━━ Data shown
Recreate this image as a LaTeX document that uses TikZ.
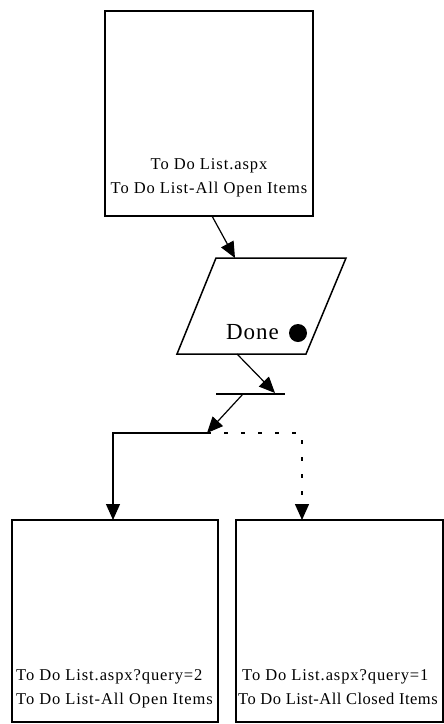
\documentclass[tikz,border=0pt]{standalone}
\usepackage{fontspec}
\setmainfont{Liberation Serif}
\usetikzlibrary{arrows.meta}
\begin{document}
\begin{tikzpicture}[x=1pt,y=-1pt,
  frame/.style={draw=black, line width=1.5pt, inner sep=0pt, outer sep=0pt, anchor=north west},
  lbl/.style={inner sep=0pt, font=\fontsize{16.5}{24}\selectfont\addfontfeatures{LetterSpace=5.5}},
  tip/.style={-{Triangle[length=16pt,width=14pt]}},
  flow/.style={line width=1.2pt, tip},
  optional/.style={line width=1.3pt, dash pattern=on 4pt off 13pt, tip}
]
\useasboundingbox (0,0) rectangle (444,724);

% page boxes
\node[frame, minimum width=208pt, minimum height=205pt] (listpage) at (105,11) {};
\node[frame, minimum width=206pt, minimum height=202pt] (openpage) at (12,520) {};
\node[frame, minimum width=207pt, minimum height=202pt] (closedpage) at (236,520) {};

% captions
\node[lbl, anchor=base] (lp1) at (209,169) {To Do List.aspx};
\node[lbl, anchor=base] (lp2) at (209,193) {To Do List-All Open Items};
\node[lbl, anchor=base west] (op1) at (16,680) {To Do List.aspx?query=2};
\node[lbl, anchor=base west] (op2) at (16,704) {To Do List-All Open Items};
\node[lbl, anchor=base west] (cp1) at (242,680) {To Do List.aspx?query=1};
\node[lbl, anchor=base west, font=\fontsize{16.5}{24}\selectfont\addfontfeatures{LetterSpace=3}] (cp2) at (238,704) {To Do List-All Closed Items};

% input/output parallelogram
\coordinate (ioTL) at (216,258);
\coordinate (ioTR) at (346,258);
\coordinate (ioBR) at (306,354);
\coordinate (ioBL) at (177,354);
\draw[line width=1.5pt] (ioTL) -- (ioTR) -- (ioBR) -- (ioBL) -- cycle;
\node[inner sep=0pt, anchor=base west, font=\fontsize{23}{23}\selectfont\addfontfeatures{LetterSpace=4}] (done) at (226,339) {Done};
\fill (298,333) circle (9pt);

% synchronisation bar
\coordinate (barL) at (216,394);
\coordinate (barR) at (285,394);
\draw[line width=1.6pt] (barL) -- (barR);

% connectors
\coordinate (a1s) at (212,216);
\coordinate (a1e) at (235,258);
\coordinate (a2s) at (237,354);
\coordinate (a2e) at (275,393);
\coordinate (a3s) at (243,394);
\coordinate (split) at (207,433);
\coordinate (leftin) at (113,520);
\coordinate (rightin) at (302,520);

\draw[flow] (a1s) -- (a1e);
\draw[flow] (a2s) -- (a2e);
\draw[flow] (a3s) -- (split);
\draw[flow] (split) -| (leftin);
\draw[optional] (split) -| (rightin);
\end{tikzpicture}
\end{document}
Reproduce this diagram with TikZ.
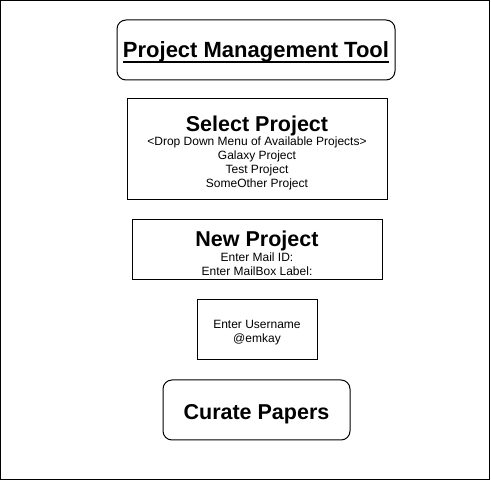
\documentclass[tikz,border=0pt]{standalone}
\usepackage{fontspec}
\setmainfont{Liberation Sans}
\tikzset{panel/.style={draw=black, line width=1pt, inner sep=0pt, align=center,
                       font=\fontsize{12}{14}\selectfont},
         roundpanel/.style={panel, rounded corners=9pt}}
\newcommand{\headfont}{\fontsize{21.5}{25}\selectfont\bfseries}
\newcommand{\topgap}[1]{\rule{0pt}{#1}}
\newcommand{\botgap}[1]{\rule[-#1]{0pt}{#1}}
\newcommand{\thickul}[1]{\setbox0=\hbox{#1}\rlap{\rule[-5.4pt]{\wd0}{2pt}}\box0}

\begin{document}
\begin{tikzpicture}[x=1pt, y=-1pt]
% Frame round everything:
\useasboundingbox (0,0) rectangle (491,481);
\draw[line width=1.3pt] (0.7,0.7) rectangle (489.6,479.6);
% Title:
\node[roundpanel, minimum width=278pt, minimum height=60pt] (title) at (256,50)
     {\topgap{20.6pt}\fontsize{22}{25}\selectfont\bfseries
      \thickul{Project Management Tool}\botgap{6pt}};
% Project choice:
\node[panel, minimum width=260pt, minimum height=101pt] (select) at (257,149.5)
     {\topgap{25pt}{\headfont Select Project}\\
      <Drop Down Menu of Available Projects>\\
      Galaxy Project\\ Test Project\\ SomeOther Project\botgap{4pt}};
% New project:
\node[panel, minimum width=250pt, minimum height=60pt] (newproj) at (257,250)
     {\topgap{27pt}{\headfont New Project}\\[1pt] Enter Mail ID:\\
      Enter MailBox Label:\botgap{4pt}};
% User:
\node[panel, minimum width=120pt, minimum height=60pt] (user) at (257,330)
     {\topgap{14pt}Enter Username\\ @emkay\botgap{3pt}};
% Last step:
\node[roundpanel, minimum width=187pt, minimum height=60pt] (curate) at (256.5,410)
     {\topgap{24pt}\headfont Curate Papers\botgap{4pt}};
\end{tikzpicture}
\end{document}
━━━━
* _What the exercise asks_: Omitting all images, print the listing exactly.

* _Task result_:
Recreate this image as a LaTeX document that uses TikZ.
\documentclass[tikz,border=0pt]{standalone}
\usepackage{fontspec}
\setmainfont{Liberation Serif}
\usetikzlibrary{arrows.meta}
\begin{document}
\begin{tikzpicture}[x=1pt,y=-1pt,
  frame/.style={draw=black, line width=1.5pt, inner sep=0pt, outer sep=0pt, anchor=north west},
  lbl/.style={inner sep=0pt, font=\fontsize{16.5}{24}\selectfont\addfontfeatures{LetterSpace=5.5}},
  tip/.style={-{Triangle[length=16pt,width=14pt]}},
  flow/.style={line width=1.2pt, tip},
  optional/.style={line width=1.3pt, dash pattern=on 4pt off 13pt, tip}
]
\useasboundingbox (0,0) rectangle (444,724);

% page boxes
\node[frame, minimum width=208pt, minimum height=205pt] (listpage) at (105,11) {};
\node[frame, minimum width=206pt, minimum height=202pt] (openpage) at (12,520) {};
\node[frame, minimum width=207pt, minimum height=202pt] (closedpage) at (236,520) {};

% captions
\node[lbl, anchor=base] (lp1) at (209,169) {To Do List.aspx};
\node[lbl, anchor=base] (lp2) at (209,193) {To Do List-All Open Items};
\node[lbl, anchor=base west] (op1) at (16,680) {To Do List.aspx?query=2};
\node[lbl, anchor=base west] (op2) at (16,704) {To Do List-All Open Items};
\node[lbl, anchor=base west] (cp1) at (242,680) {To Do List.aspx?query=1};
\node[lbl, anchor=base west, font=\fontsize{16.5}{24}\selectfont\addfontfeatures{LetterSpace=3}] (cp2) at (238,704) {To Do List-All Closed Items};

% input/output parallelogram
\coordinate (ioTL) at (216,258);
\coordinate (ioTR) at (346,258);
\coordinate (ioBR) at (306,354);
\coordinate (ioBL) at (177,354);
\draw[line width=1.5pt] (ioTL) -- (ioTR) -- (ioBR) -- (ioBL) -- cycle;
\node[inner sep=0pt, anchor=base west, font=\fontsize{23}{23}\selectfont\addfontfeatures{LetterSpace=4}] (done) at (226,339) {Done};
\fill (298,333) circle (9pt);

% synchronisation bar
\coordinate (barL) at (216,394);
\coordinate (barR) at (285,394);
\draw[line width=1.6pt] (barL) -- (barR);

% connectors
\coordinate (a1s) at (212,216);
\coordinate (a1e) at (235,258);
\coordinate (a2s) at (237,354);
\coordinate (a2e) at (275,393);
\coordinate (a3s) at (243,394);
\coordinate (split) at (207,433);
\coordinate (leftin) at (113,520);
\coordinate (rightin) at (302,520);

\draw[flow] (a1s) -- (a1e);
\draw[flow] (a2s) -- (a2e);
\draw[flow] (a3s) -- (split);
\draw[flow] (split) -| (leftin);
\draw[optional] (split) -| (rightin);
\end{tikzpicture}
\end{document}
Reproduce this diagram with TikZ.
\documentclass[tikz,border=0pt]{standalone}
\usepackage{fontspec}
\setmainfont{Liberation Sans}
\tikzset{panel/.style={draw=black, line width=1pt, inner sep=0pt, align=center,
                       font=\fontsize{12}{14}\selectfont},
         roundpanel/.style={panel, rounded corners=9pt}}
\newcommand{\headfont}{\fontsize{21.5}{25}\selectfont\bfseries}
\newcommand{\topgap}[1]{\rule{0pt}{#1}}
\newcommand{\botgap}[1]{\rule[-#1]{0pt}{#1}}
\newcommand{\thickul}[1]{\setbox0=\hbox{#1}\rlap{\rule[-5.4pt]{\wd0}{2pt}}\box0}

\begin{document}
\begin{tikzpicture}[x=1pt, y=-1pt]
% Frame round everything:
\useasboundingbox (0,0) rectangle (491,481);
\draw[line width=1.3pt] (0.7,0.7) rectangle (489.6,479.6);
% Title:
\node[roundpanel, minimum width=278pt, minimum height=60pt] (title) at (256,50)
     {\topgap{20.6pt}\fontsize{22}{25}\selectfont\bfseries
      \thickul{Project Management Tool}\botgap{6pt}};
% Project choice:
\node[panel, minimum width=260pt, minimum height=101pt] (select) at (257,149.5)
     {\topgap{25pt}{\headfont Select Project}\\
      <Drop Down Menu of Available Projects>\\
      Galaxy Project\\ Test Project\\ SomeOther Project\botgap{4pt}};
% New project:
\node[panel, minimum width=250pt, minimum height=60pt] (newproj) at (257,250)
     {\topgap{27pt}{\headfont New Project}\\[1pt] Enter Mail ID:\\
      Enter MailBox Label:\botgap{4pt}};
% User:
\node[panel, minimum width=120pt, minimum height=60pt] (user) at (257,330)
     {\topgap{14pt}Enter Username\\ @emkay\botgap{3pt}};
% Last step:
\node[roundpanel, minimum width=187pt, minimum height=60pt] (curate) at (256.5,410)
     {\topgap{24pt}\headfont Curate Papers\botgap{4pt}};
\end{tikzpicture}
\end{document}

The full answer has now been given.